Taub uses his Sex Model to explain the current shift of the world's center of gravity from West to East Asia. Confucian notions like inclusion, reciprocity, and holistic thinking are manifestations of the Female Principle. Other Confucian qualities like integrity, sincerity, humility, and listening well also emanated from the Female Principle, albeit via the “soft masculinity” that characterizes Confucian teachings.
Taub says the Male Principle gave us science and technology, but it also gave us perpetual war and ecological destruction. He argues that holism, consensus-building, reciprocity, and balancing duty and freedom, all part of the Female Principle, will be instrumental in addressing many of the problems facing the world today. East Asia, having stayed closer to the Female Principle, will play a key role in this process.
The guiding principle in Confucianism, and of all aspects of Chinese culture, is the reconciliation of yin and yang—spirit and matter, human and nature, internal and external, being and doing.
The yin and yang form the invisible warp and woof of Chinese culture. But the Female Principle was leading in shaping Confucian culture. A subtle sign is the Chinese view of consciousness: xin. The word is written with a compound character meaning “heart-mind.” Connecting heart (yin) and mind (yang) is an expression of the Female Principle.

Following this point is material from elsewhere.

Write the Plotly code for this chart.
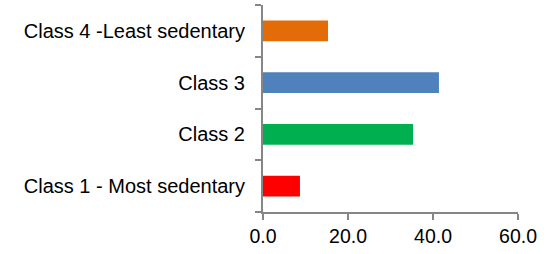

In the end, Taub's Sex Model and the SDi's framework for consciousness development cross paths. The androgynous qualities Taub identifies in the Sex Model—harmony with Nature, mind in tune with the body, awareness of our unity with the universe—correlate with Tier 2 and Tier 3 of the SDi framework.
While the two models take different routes to the future, they arrive at the same destination. That is a reason for optimism. It is unlikely that both of them got it wrong.